In the material below, please retype the lines from the very first through the one with "concentrations = [0, 10, 20, 30, 40, 50, 60]", exactly and without pictures.
+ + + +
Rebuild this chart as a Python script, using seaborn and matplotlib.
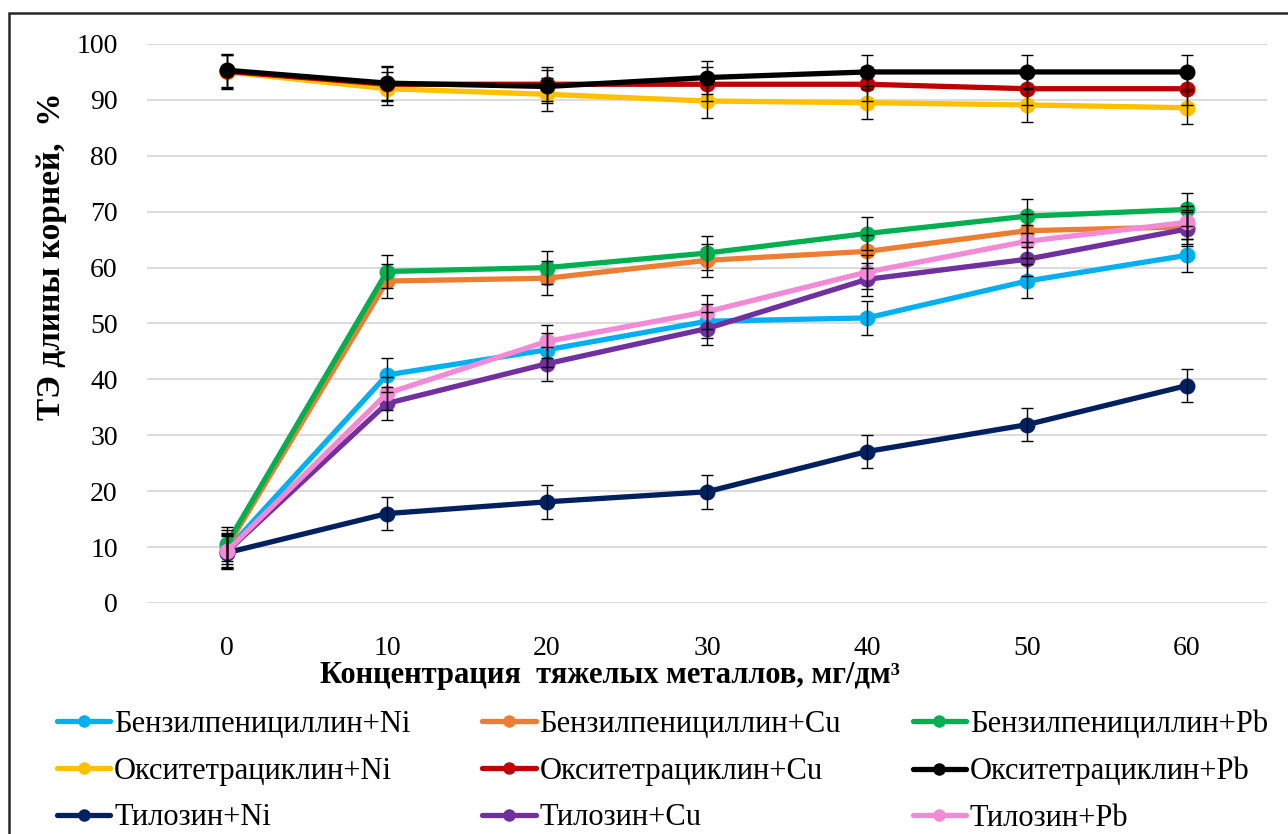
import matplotlib
matplotlib.use("Agg")
import matplotlib.pyplot as plt
from matplotlib.lines import Line2D
from matplotlib.patches import Rectangle
import seaborn as sns
import pandas as pd

# ---------------- data ----------------
concentrations = [0, 10, 20, 30, 40, 50, 60]

series_names = [
    "Бензилпенициллин+Ni", "Бензилпенициллин+Cu", "Бензилпенициллин+Pb",
    "Окситетрациклин+Ni", "Окситетрациклин+Cu", "Окситетрациклин+Pb",
    "Тилозин+Ni", "Тилозин+Cu", "Тилозин+Pb",
]

benz_ni = [9.5, 40.8, 45.3, 50.4, 51.0, 57.6, 62.2]
benz_cu = [10.0, 57.6, 58.1, 61.3, 62.9, 66.6, 67.3]
benz_pb = [10.6, 59.3, 60.0, 62.6, 66.1, 69.2, 70.4]
oxy_ni = [95.0, 92.0, 91.0, 89.8, 89.5, 89.1, 88.6]
oxy_cu = [95.1, 92.8, 92.8, 92.8, 92.8, 92.0, 92.0]
oxy_pb = [95.3, 93.0, 92.4, 94.0, 95.0, 95.0, 95.0]
tyl_ni = [9.0, 16.0, 18.1, 19.9, 27.1, 31.9, 38.9]
tyl_cu = [9.2, 35.7, 42.8, 49.1, 57.9, 61.5, 66.9]
tyl_pb = [9.3, 37.5, 46.8, 52.1, 59.2, 64.7, 68.1]

errors = [3.0, 3.0, 3.0, 3.0, 3.0, 3.0, 3.0]

colors = ["#00B0F0", "#ED7D31", "#00B050",
          "#FFC000", "#C00000", "#000000",
          "#002060", "#7030A0", "#F28AD6"]

values = [benz_ni, benz_cu, benz_pb, oxy_ni, oxy_cu, oxy_pb, tyl_ni, tyl_cu, tyl_pb]

y_ticks = [0, 10, 20, 30, 40, 50, 60, 70, 80, 90, 100]

x_label = "Концентрация  тяжелых металлов, мг/дм³"
y_label = "ТЭ длины корней,  %"

# ---------------- frame ----------------
rows = []
for name, vals in zip(series_names, values):
    for c, v, e in zip(concentrations, vals, errors):
        rows.append({"conc": c, "val": v, "err": e, "series": name})
df = pd.DataFrame(rows)
palette = dict(zip(series_names, colors))

sns.set_theme(style="white")
plt.rcParams["font.family"] = ["Liberation Serif", "DejaVu Serif"]
plt.rcParams["text.color"] = "black"

W, H = 1288, 834
fig = plt.figure(figsize=(W / 100, H / 100), dpi=100)
ax = fig.add_axes([147 / W, (H - 603) / H, (1267 - 147) / W, (603 - 44) / H])

sns.lineplot(data=df, x="conc", y="val", hue="series", hue_order=series_names,
             palette=palette, marker="o", markersize=11.5, markeredgewidth=0,
             linewidth=3.8, errorbar=None, legend=False, ax=ax, zorder=3)

for name in series_names:
    sub = df[df["series"] == name]
    ax.errorbar(sub["conc"], sub["val"], yerr=sub["err"], fmt="none",
                ecolor="black", elinewidth=1.0, capsize=4.5, capthick=1.0,
                zorder=4)

ax.set_xlim(-5, 65)
ax.set_ylim(0, 100)
ax.set_xticks(concentrations)
ax.set_yticks(y_ticks)
ax.tick_params(axis="both", length=0, labelsize=20, colors="black")
ax.tick_params(axis="y", pad=21)
ax.tick_params(axis="x", pad=24)
ax.yaxis.grid(True, color="#D9D9D9", linewidth=1.3)
ax.xaxis.grid(False)
for s in ax.spines.values():
    s.set_visible(False)
ax.set_xlabel("")
ax.set_ylabel("")

fig.text(610 / W, 1 - 676 / H, x_label, ha="center", va="center",
         fontsize=22, fontweight="bold", color="black")
fig.text(52 / W, 1 - 256 / H, y_label, ha="center", va="center",
         rotation=90, fontsize=24, fontweight="bold", color="black")

# legend (row-wise order)
handles = [Line2D([0], [0], color=c, lw=3.8, marker="o", markersize=9,
                  markeredgewidth=0) for c in colors]
order = [0, 3, 6, 1, 4, 7, 2, 5, 8]
leg = fig.legend([handles[i] for i in order], [series_names[i] for i in order],
                 ncol=3, loc="upper left", bbox_to_anchor=(57 / W, 1 - 710 / H),
                 frameon=False, fontsize=22, handlelength=1.75, handletextpad=0.12,
                 columnspacing=2.35, labelspacing=0.58, borderaxespad=0,
                 borderpad=0)
for t in leg.get_texts():
    t.set_color("black")

fig.patches.append(Rectangle((9 / W, -0.01), 1.2, 1 - 13 / H + 0.01,
                             transform=fig.transFigure, fill=False,
                             edgecolor="#262626", linewidth=1.8))

fig.savefig("out.png", dpi=100)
+ + + +
Solution for this problem ▸
Rebuild this chart as a Python script, using seaborn and matplotlib.
import matplotlib
matplotlib.use("Agg")
import matplotlib.pyplot as plt
from matplotlib.lines import Line2D
from matplotlib.patches import Rectangle
import seaborn as sns
import pandas as pd

# ---------------- data ----------------
concentrations = [0, 10, 20, 30, 40, 50, 60]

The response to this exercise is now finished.